Now, if you've never seen Citizen Kane - first of all, wtf is your problem, go and watch it right now - but, secondly, by the standards that currently rule discussion of movies on and off the internet, I've just "spoiled" the movie for you. You know the answer to the question that drives the film.
Except - not really. Director Orson Welles was the first one to dismiss the Rosebud device as a gimmick, a flimsy framework on which to set the real substance of the film, which was the consideration of a complex individual through the impressions and experiences of those around him. Kane actor Joseph Cotten joined in, when describing Welles' second film, The Magnificent Ambersons in comparison to Kane: "Ambersons was about something. Kane was just a bag of tricks." This is overstating it a little, but his point stands. The essence of this film is not what you see on surface. If you think the simple fact of knowing what Rosebud is ruins Citizen Kane in any way, you're, to put it mildly, missing something.

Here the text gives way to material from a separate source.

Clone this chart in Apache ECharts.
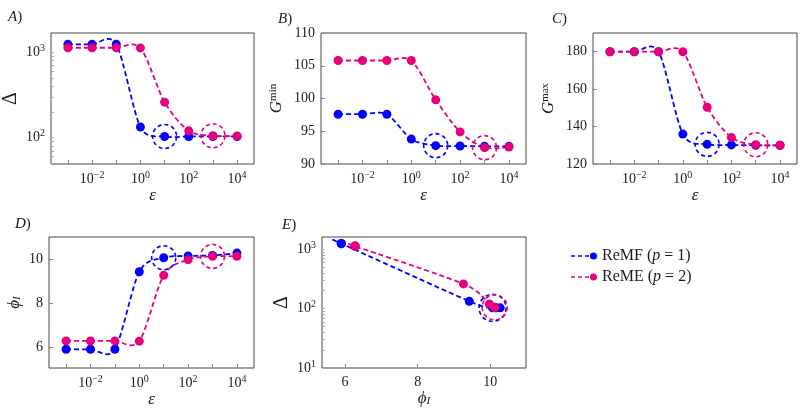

This brings us to the question of what value our modern emphasis on spoiler alerts really is. It's grown to the point that if a proper spoiler alert isn't in place in a movie review or discussion, she who omitted it will face the wrath of whoever's movie experience was just "spoiled." That word, specifically, implies is that said experience is worthless without the power of that plot surprise. Which leads me to wonder - is that really what we should feel is most worthwhile in a film?

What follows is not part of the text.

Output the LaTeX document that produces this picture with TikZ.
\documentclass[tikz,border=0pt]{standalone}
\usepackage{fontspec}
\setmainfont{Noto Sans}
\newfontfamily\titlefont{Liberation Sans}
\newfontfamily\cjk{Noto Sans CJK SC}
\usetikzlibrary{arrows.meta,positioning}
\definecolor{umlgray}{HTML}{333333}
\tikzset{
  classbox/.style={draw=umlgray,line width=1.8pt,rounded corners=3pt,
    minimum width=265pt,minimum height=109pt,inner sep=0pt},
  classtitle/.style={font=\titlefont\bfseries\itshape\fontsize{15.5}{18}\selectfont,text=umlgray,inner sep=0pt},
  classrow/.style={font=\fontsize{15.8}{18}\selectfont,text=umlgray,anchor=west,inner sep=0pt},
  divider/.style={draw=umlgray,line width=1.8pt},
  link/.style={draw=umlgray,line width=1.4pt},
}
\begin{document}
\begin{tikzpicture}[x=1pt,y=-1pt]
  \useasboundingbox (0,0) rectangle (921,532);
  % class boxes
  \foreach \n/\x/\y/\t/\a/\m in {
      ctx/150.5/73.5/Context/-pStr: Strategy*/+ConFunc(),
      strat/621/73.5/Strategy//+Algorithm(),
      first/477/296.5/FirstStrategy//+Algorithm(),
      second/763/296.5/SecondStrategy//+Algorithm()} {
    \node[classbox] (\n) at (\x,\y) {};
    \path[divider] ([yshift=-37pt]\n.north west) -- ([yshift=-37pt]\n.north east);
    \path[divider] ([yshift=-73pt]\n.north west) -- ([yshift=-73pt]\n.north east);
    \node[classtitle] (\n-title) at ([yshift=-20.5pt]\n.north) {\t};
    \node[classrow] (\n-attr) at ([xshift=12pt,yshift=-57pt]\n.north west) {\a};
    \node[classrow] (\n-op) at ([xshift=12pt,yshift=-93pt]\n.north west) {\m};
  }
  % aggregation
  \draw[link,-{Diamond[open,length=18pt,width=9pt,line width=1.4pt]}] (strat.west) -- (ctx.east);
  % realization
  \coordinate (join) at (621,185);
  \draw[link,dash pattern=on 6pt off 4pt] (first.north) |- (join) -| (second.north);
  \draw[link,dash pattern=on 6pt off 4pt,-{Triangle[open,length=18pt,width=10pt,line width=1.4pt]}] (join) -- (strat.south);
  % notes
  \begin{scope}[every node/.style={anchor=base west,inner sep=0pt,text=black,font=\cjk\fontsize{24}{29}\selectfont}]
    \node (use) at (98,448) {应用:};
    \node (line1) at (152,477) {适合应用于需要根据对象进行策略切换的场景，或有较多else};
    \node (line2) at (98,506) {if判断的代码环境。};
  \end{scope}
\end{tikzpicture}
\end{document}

I'm not exactly advocating that we start deliberately ruining surprise endings for movie audiences. Movie experiences are journeys, and traveling territory unknown to you is a part of that experience. The impact is dampened if you already have a road map. However - I am truly bothered by the ubiquity and commonly accepted necessity of the spoiler alert to the exclusion of all else. As interesting as an individual's journey with a film is, I don't think it's more important than that film's relevance to and discussion within the larger critical landscape.
I suppose the primary argument against this is that the mass of modern film-goers just don't care about movies that way. This is true, and this is really the problem I have with the spoiler craze in the first place. The importance mainstream film culture places on spoilers is indicative that we don't care as much about the deeper meaning of film as we do with the momentary surprises, explosions and twists movies can pile on our heads. I rail against the spoiler because I don't like the values it represents. I don't care about pleasing the mass of modern film-goers. In fact, I want to see the majority of film audiences displeased. And irritated, and challenged, and provoked and pushed. Anything to rattle us out of our complacent preoccupation with the transient and superficial. If you only want to see events independent of context or meaning happen, stay the hell out of the movie theater and stay home to watch sitcoms and soap operas.
This current obsession with the preservation of immediate, base reactions is obscuring and devaluing the more profound and thoughtful potential of narrative art. Our irrational panic about not revealing anything concerning a piece of art that someone else might not already know has become so great it's hampering public contemplation and conversation about what that art signifies. If we weren't so busy crying spoiler alert and avoiding mention of anything remotely surprising, we could be spending more time discussing meaning, subtext, message and artistry, and building these into a more literate, informed and passionate cultural mindset. Instead, we are devoting more and more energy and discussion space to protecting a standard of mediocrity that doesn't deserve our defense.
Darth Vader is Luke's father, and soylent green is people. Rick sends Ilsa out of Casablanca without him. Rosebud is Charles Kane's boyhood sled.
Now that we've got that out of the way, can we talk about what it all means, what it makes us think and feel? And if it doesn't do any of that - is it really worth talking about in the first place?